■ Data for the task:
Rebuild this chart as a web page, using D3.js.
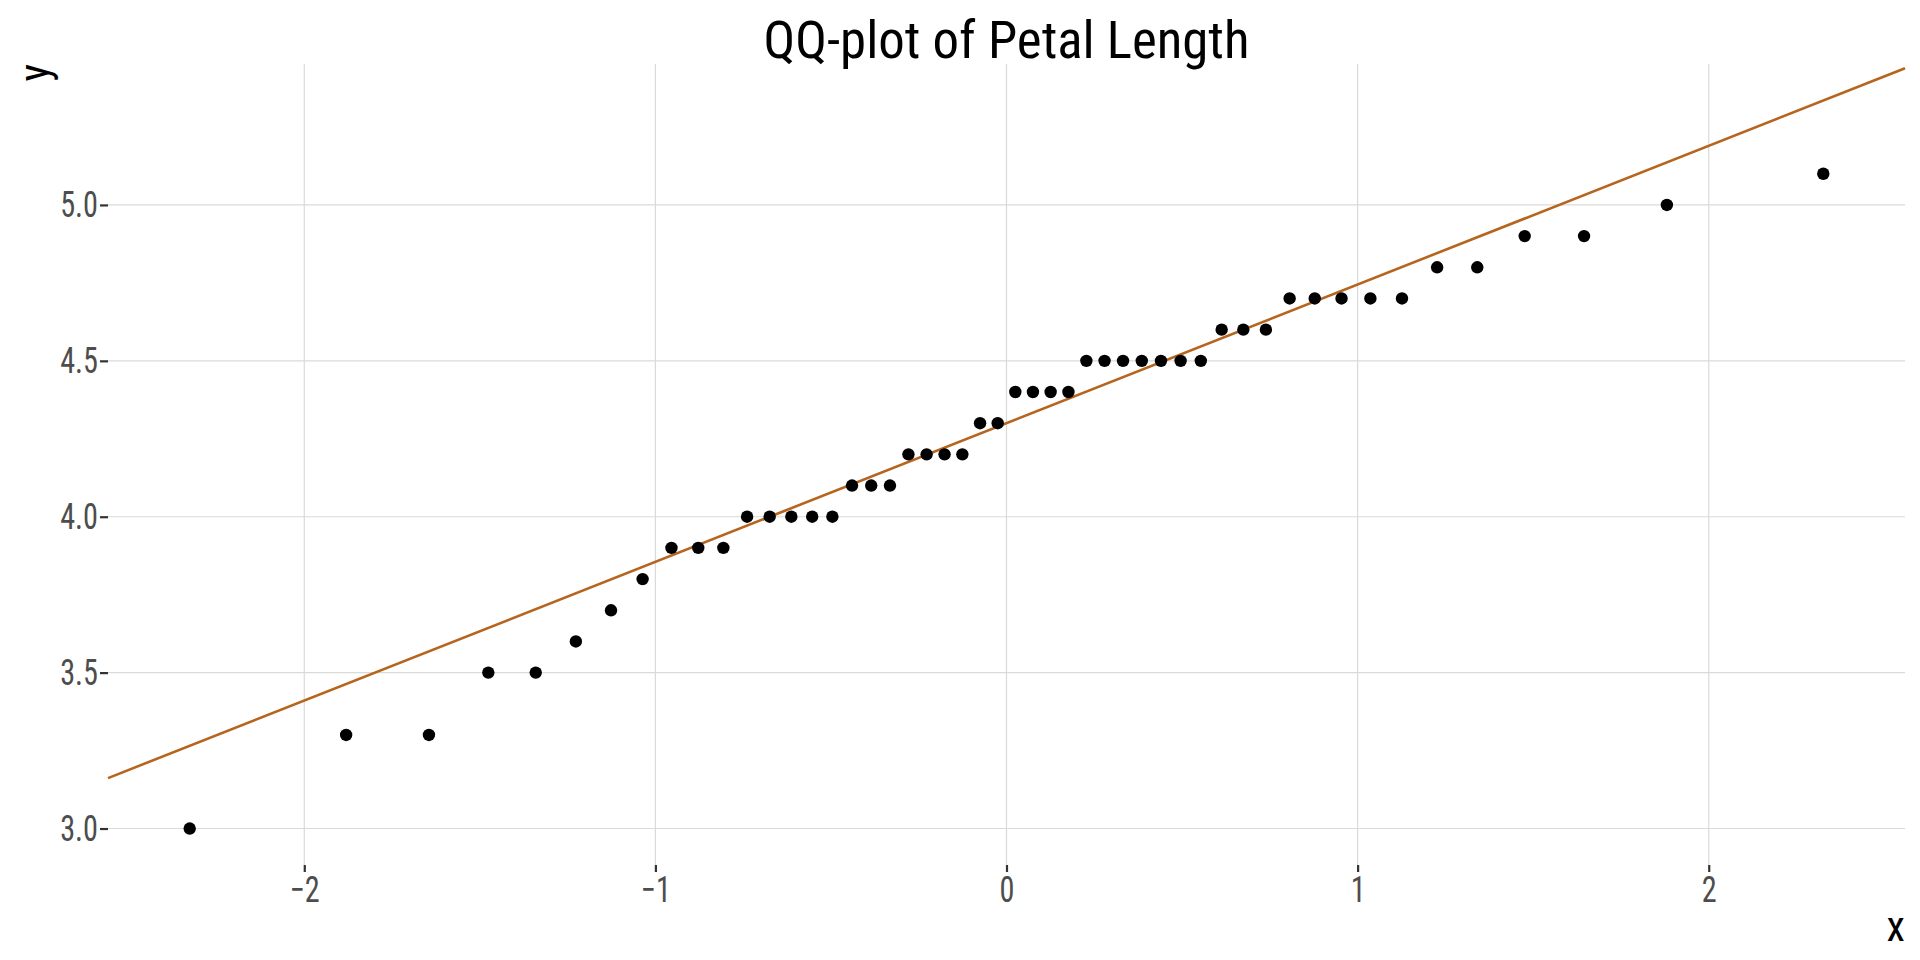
<!DOCTYPE html>
<html>
<head>
<meta charset="utf-8">
<script src="https://cdn.jsdelivr.net/npm/d3@7"></script>
<style>
  html, body { margin: 0; padding: 0; background: #ffffff; }
  svg { display: block; }
  text { font-family: "Roboto Condensed", "Roboto", "Liberation Sans Narrow", sans-serif; }
</style>
</head>
<body>
<svg id="chart" width="1920" height="960"></svg>
<script>
// ---- Data ----
const titleText = "QQ-plot of Petal Length";
const xTitle = "x";
const yTitle = "y";

// theoretical normal quantiles (x axis)
const theoretical = [
  -2.3263, -1.8808, -1.6449, -1.4758, -1.3408, -1.2265, -1.1264, -1.0364, -0.9542, -0.8779,
  -0.8064, -0.7388, -0.6745, -0.6128, -0.5534, -0.4959, -0.4399, -0.3853, -0.3319, -0.2793,
  -0.2275, -0.1764, -0.1257, -0.0753, -0.0251,  0.0251,  0.0753,  0.1257,  0.1764,  0.2275,
   0.2793,  0.3319,  0.3853,  0.4399,  0.4959,  0.5534,  0.6128,  0.6745,  0.7388,  0.8064,
   0.8779,  0.9542,  1.0364,  1.1264,  1.2265,  1.3408,  1.4758,  1.6449,  1.8808,  2.3263
];
// sample values (y axis, sorted petal lengths)
const sample = [
  3.0, 3.3, 3.3, 3.5, 3.5, 3.6, 3.7, 3.8, 3.9, 3.9,
  3.9, 4.0, 4.0, 4.0, 4.0, 4.0, 4.1, 4.1, 4.1, 4.2,
  4.2, 4.2, 4.2, 4.3, 4.3, 4.4, 4.4, 4.4, 4.4, 4.5,
  4.5, 4.5, 4.5, 4.5, 4.5, 4.5, 4.6, 4.6, 4.6, 4.7,
  4.7, 4.7, 4.7, 4.7, 4.8, 4.8, 4.9, 4.9, 5.0, 5.1
];
// reference line (through the quartiles)
const lineIntercept = 4.3;
const lineSlope = 0.4448;

const xTicks = [-2, -1, 0, 1, 2];
const yTicks = [3.0, 3.5, 4.0, 4.5, 5.0];
const xDomain = [-2.559, 2.559];
const yDomain = [2.883, 5.452];

// ---- Layout ----
const W = 1920, H = 960;
const margin = { left: 108, right: 15, top: 64, bottom: 95 };
const svg = d3.select("#chart");

const x = d3.scaleLinear().domain(xDomain).range([margin.left, W - margin.right]);
const y = d3.scaleLinear().domain(yDomain).range([H - margin.bottom, margin.top]);

function condense(sel, f) {
  sel.each(function () {
    const len = this.getComputedTextLength();
    d3.select(this).attr("textLength", len * f).attr("lengthAdjust", "spacingAndGlyphs");
  });
}

// grid
const grid = svg.append("g");
grid.selectAll("line.gy").data(yTicks).join("line")
  .attr("x1", margin.left).attr("x2", W - margin.right)
  .attr("y1", d => y(d)).attr("y2", d => y(d))
  .attr("stroke", "#dadada").attr("stroke-width", 1.2);
grid.selectAll("line.gx").data(xTicks).join("line")
  .attr("y1", margin.top).attr("y2", H - margin.bottom)
  .attr("x1", d => x(d)).attr("x2", d => x(d))
  .attr("stroke", "#dadada").attr("stroke-width", 1.2);

// axes
const xAxis = svg.append("g")
  .attr("transform", `translate(0,${H - margin.bottom})`)
  .call(d3.axisBottom(x).tickValues(xTicks).tickFormat(d3.format("d")).tickSize(7).tickPadding(4));
const yAxis = svg.append("g")
  .attr("transform", `translate(${margin.left},0)`)
  .call(d3.axisLeft(y).tickValues(yTicks).tickFormat(d3.format(".1f")).tickSize(8).tickPadding(2));
[xAxis, yAxis].forEach(a => {
  a.select(".domain").remove();
  a.selectAll(".tick line").attr("stroke", "#333333").attr("stroke-width", 2.2);
  a.selectAll(".tick text").attr("fill", "#4d4d4d").attr("font-size", 36)
    .attr("font-family", "'Roboto Condensed', Roboto, sans-serif");
});
xAxis.selectAll(".tick text").attr("dy", "0.72em");
condense(xAxis.selectAll(".tick text"), 0.84);
condense(yAxis.selectAll(".tick text"), 0.84);

// reference line
svg.append("line")
  .attr("x1", x(xDomain[0])).attr("y1", y(lineIntercept + lineSlope * xDomain[0]))
  .attr("x2", x(xDomain[1])).attr("y2", y(lineIntercept + lineSlope * xDomain[1]))
  .attr("stroke", "#b5651d").attr("stroke-width", 2.6);

// points
svg.append("g").selectAll("circle")
  .data(theoretical.map((t, i) => ({ t, s: sample[i] })))
  .join("circle")
  .attr("cx", d => x(d.t)).attr("cy", d => y(d.s)).attr("r", 6.2)
  .attr("fill", "#000000");

// titles
const title = svg.append("text")
  .attr("x", (margin.left + W - margin.right) / 2).attr("y", 57.5)
  .attr("text-anchor", "middle").attr("font-size", 51).attr("fill", "#000")
  .text(titleText);
title.attr("textLength", 486).attr("lengthAdjust", "spacingAndGlyphs");

const xt = svg.append("text")
  .attr("x", W - margin.right).attr("y", 941)
  .attr("text-anchor", "end").attr("font-size", 42).attr("fill", "#000")
  .text(xTitle);

svg.append("text")
  .attr("transform", `translate(49,${margin.top}) rotate(-90)`)
  .attr("text-anchor", "end").attr("font-size", 42).attr("fill", "#000")
  .text(yTitle);
</script>
</body>
</html>
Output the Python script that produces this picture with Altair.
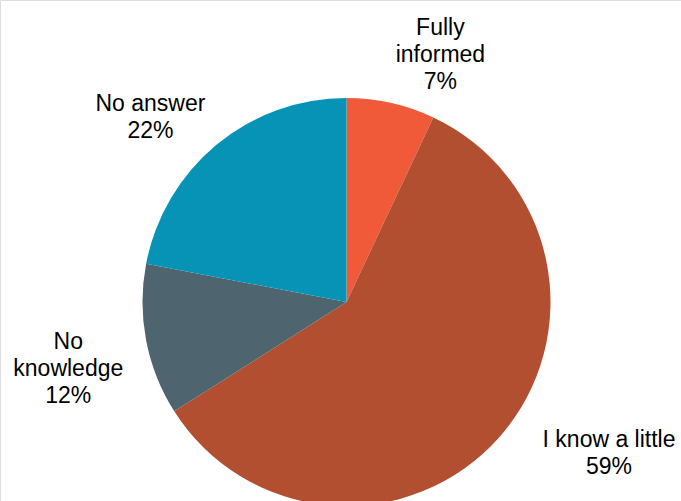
import altair as alt
import pandas as pd

categories = ["Fully informed", "I know a little", "No knowledge", "No answer"]
label_lines = [["Fully", "informed"], ["I know a little"], ["No", "knowledge"], ["No answer"]]
values = [7, 59, 12, 22]
colors = ["#F05A38", "#B34F31", "#4E646F", "#0693B5"]

df = pd.DataFrame({
    "category": categories,
    "value": values,
    "order": list(range(len(categories))),
    "label": [lines + [f"{v}%"] for lines, v in zip(label_lines, values)],
})

CX, CY, R = 346.5, 302, 204
LR = 270
FONT = "Liberation Sans"
FS = 23
LH = 27

theta_scale = alt.Scale(domain=[0, 100], range=[0, 6.283185307179586])

base = alt.Chart(df)

pie = base.mark_arc(stroke=None).encode(
    theta=alt.Theta("value:Q", stack=True),
    order=alt.Order("order:Q"),
    color=alt.Color("category:N", scale=alt.Scale(domain=categories, range=colors), legend=None),
    radius=alt.value(R),
    x=alt.value(CX),
    y=alt.value(CY),
)

# label offsets from the mid-angle anchor (block centre)
offsets = {
    "Fully informed": (35, 16),
    "I know a little": (60, -27),
    "No knowledge": (-13, 16),
    "No answer": (-24, 24),
}

layers = [pie]
for cat, lines in zip(categories, label_lines):
    dx, dy = offsets[cat]
    n = len(lines) + 1
    dy = dy - (n - 1) * LH / 2
    t = (
        base.transform_window(cum="sum(value)", sort=[alt.SortField("order")])
        .transform_calculate(mid="datum.cum - datum.value / 2")
        .transform_filter(alt.datum.category == cat)
        .mark_text(font=FONT, fontSize=FS, lineHeight=LH, color="#000000",
                   align="center", baseline="middle", dx=dx, dy=dy)
        .encode(
            theta=alt.Theta("mid:Q", stack=None, scale=theta_scale),
            radius=alt.value(LR),
            x=alt.value(CX),
            y=alt.value(CY),
            text=alt.Text("label"),
        )
    )
    layers.append(t)

chart = alt.layer(*layers).properties(
    width=681, height=501,
    autosize=alt.AutoSizeParams(type="none"),
    padding=0,
).configure_view(stroke=None).configure(background="white")

chart.save("out.html", embed_options={"renderer": "svg", "actions": False})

■ Stated goal: Print each record exactly as it stands, leaving the images out.

■ Solution:
Rebuild this chart as a web page, using D3.js.
<!DOCTYPE html>
<html>
<head>
<meta charset="utf-8">
<script src="https://cdn.jsdelivr.net/npm/d3@7"></script>
<style>
  html, body { margin: 0; padding: 0; background: #ffffff; }
  svg { display: block; }
  text { font-family: "Roboto Condensed", "Roboto", "Liberation Sans Narrow", sans-serif; }
</style>
</head>
<body>
<svg id="chart" width="1920" height="960"></svg>
<script>
// ---- Data ----
const titleText = "QQ-plot of Petal Length";
const xTitle = "x";
const yTitle = "y";

// theoretical normal quantiles (x axis)
const theoretical = [
  -2.3263, -1.8808, -1.6449, -1.4758, -1.3408, -1.2265, -1.1264, -1.0364, -0.9542, -0.8779,
  -0.8064, -0.7388, -0.6745, -0.6128, -0.5534, -0.4959, -0.4399, -0.3853, -0.3319, -0.2793,
  -0.2275, -0.1764, -0.1257, -0.0753, -0.0251,  0.0251,  0.0753,  0.1257,  0.1764,  0.2275,
   0.2793,  0.3319,  0.3853,  0.4399,  0.4959,  0.5534,  0.6128,  0.6745,  0.7388,  0.8064,
   0.8779,  0.9542,  1.0364,  1.1264,  1.2265,  1.3408,  1.4758,  1.6449,  1.8808,  2.3263
];
// sample values (y axis, sorted petal lengths)
const sample = [
  3.0, 3.3, 3.3, 3.5, 3.5, 3.6, 3.7, 3.8, 3.9, 3.9,
  3.9, 4.0, 4.0, 4.0, 4.0, 4.0, 4.1, 4.1, 4.1, 4.2,
  4.2, 4.2, 4.2, 4.3, 4.3, 4.4, 4.4, 4.4, 4.4, 4.5,
  4.5, 4.5, 4.5, 4.5, 4.5, 4.5, 4.6, 4.6, 4.6, 4.7,
  4.7, 4.7, 4.7, 4.7, 4.8, 4.8, 4.9, 4.9, 5.0, 5.1
];
// reference line (through the quartiles)
const lineIntercept = 4.3;
const lineSlope = 0.4448;

const xTicks = [-2, -1, 0, 1, 2];
const yTicks = [3.0, 3.5, 4.0, 4.5, 5.0];
const xDomain = [-2.559, 2.559];
const yDomain = [2.883, 5.452];

// ---- Layout ----
const W = 1920, H = 960;
const margin = { left: 108, right: 15, top: 64, bottom: 95 };
const svg = d3.select("#chart");

const x = d3.scaleLinear().domain(xDomain).range([margin.left, W - margin.right]);
const y = d3.scaleLinear().domain(yDomain).range([H - margin.bottom, margin.top]);

function condense(sel, f) {
  sel.each(function () {
    const len = this.getComputedTextLength();
    d3.select(this).attr("textLength", len * f).attr("lengthAdjust", "spacingAndGlyphs");
  });
}

// grid
const grid = svg.append("g");
grid.selectAll("line.gy").data(yTicks).join("line")
  .attr("x1", margin.left).attr("x2", W - margin.right)
  .attr("y1", d => y(d)).attr("y2", d => y(d))
  .attr("stroke", "#dadada").attr("stroke-width", 1.2);
grid.selectAll("line.gx").data(xTicks).join("line")
  .attr("y1", margin.top).attr("y2", H - margin.bottom)
  .attr("x1", d => x(d)).attr("x2", d => x(d))
  .attr("stroke", "#dadada").attr("stroke-width", 1.2);

// axes
const xAxis = svg.append("g")
  .attr("transform", `translate(0,${H - margin.bottom})`)
  .call(d3.axisBottom(x).tickValues(xTicks).tickFormat(d3.format("d")).tickSize(7).tickPadding(4));
const yAxis = svg.append("g")
  .attr("transform", `translate(${margin.left},0)`)
  .call(d3.axisLeft(y).tickValues(yTicks).tickFormat(d3.format(".1f")).tickSize(8).tickPadding(2));
[xAxis, yAxis].forEach(a => {
  a.select(".domain").remove();
  a.selectAll(".tick line").attr("stroke", "#333333").attr("stroke-width", 2.2);
  a.selectAll(".tick text").attr("fill", "#4d4d4d").attr("font-size", 36)
    .attr("font-family", "'Roboto Condensed', Roboto, sans-serif");
});
xAxis.selectAll(".tick text").attr("dy", "0.72em");
condense(xAxis.selectAll(".tick text"), 0.84);
condense(yAxis.selectAll(".tick text"), 0.84);

// reference line
svg.append("line")
  .attr("x1", x(xDomain[0])).attr("y1", y(lineIntercept + lineSlope * xDomain[0]))
  .attr("x2", x(xDomain[1])).attr("y2", y(lineIntercept + lineSlope * xDomain[1]))
  .attr("stroke", "#b5651d").attr("stroke-width", 2.6);

// points
svg.append("g").selectAll("circle")
  .data(theoretical.map((t, i) => ({ t, s: sample[i] })))
  .join("circle")
  .attr("cx", d => x(d.t)).attr("cy", d => y(d.s)).attr("r", 6.2)
  .attr("fill", "#000000");

// titles
const title = svg.append("text")
  .attr("x", (margin.left + W - margin.right) / 2).attr("y", 57.5)
  .attr("text-anchor", "middle").attr("font-size", 51).attr("fill", "#000")
  .text(titleText);
title.attr("textLength", 486).attr("lengthAdjust", "spacingAndGlyphs");

const xt = svg.append("text")
  .attr("x", W - margin.right).attr("y", 941)
  .attr("text-anchor", "end").attr("font-size", 42).attr("fill", "#000")
  .text(xTitle);

svg.append("text")
  .attr("transform", `translate(49,${margin.top}) rotate(-90)`)
  .attr("text-anchor", "end").attr("font-size", 42).attr("fill", "#000")
  .text(yTitle);
</script>
</body>
</html>
Output the Python script that produces this picture with Altair.
import altair as alt
import pandas as pd

categories = ["Fully informed", "I know a little", "No knowledge", "No answer"]
label_lines = [["Fully", "informed"], ["I know a little"], ["No", "knowledge"], ["No answer"]]
values = [7, 59, 12, 22]
colors = ["#F05A38", "#B34F31", "#4E646F", "#0693B5"]

df = pd.DataFrame({
    "category": categories,
    "value": values,
    "order": list(range(len(categories))),
    "label": [lines + [f"{v}%"] for lines, v in zip(label_lines, values)],
})

CX, CY, R = 346.5, 302, 204
LR = 270
FONT = "Liberation Sans"
FS = 23
LH = 27

theta_scale = alt.Scale(domain=[0, 100], range=[0, 6.283185307179586])

base = alt.Chart(df)

pie = base.mark_arc(stroke=None).encode(
    theta=alt.Theta("value:Q", stack=True),
    order=alt.Order("order:Q"),
    color=alt.Color("category:N", scale=alt.Scale(domain=categories, range=colors), legend=None),
    radius=alt.value(R),
    x=alt.value(CX),
    y=alt.value(CY),
)

# label offsets from the mid-angle anchor (block centre)
offsets = {
    "Fully informed": (35, 16),
    "I know a little": (60, -27),
    "No knowledge": (-13, 16),
    "No answer": (-24, 24),
}

layers = [pie]
for cat, lines in zip(categories, label_lines):
    dx, dy = offsets[cat]
    n = len(lines) + 1
    dy = dy - (n - 1) * LH / 2
    t = (
        base.transform_window(cum="sum(value)", sort=[alt.SortField("order")])
        .transform_calculate(mid="datum.cum - datum.value / 2")
        .transform_filter(alt.datum.category == cat)
        .mark_text(font=FONT, fontSize=FS, lineHeight=LH, color="#000000",
                   align="center", baseline="middle", dx=dx, dy=dy)
        .encode(
            theta=alt.Theta("mid:Q", stack=None, scale=theta_scale),
            radius=alt.value(LR),
            x=alt.value(CX),
            y=alt.value(CY),
            text=alt.Text("label"),
        )
    )
    layers.append(t)

chart = alt.layer(*layers).properties(
    width=681, height=501,
    autosize=alt.AutoSizeParams(type="none"),
    padding=0,
).configure_view(stroke=None).configure(background="white")

chart.save("out.html", embed_options={"renderer": "svg", "actions": False})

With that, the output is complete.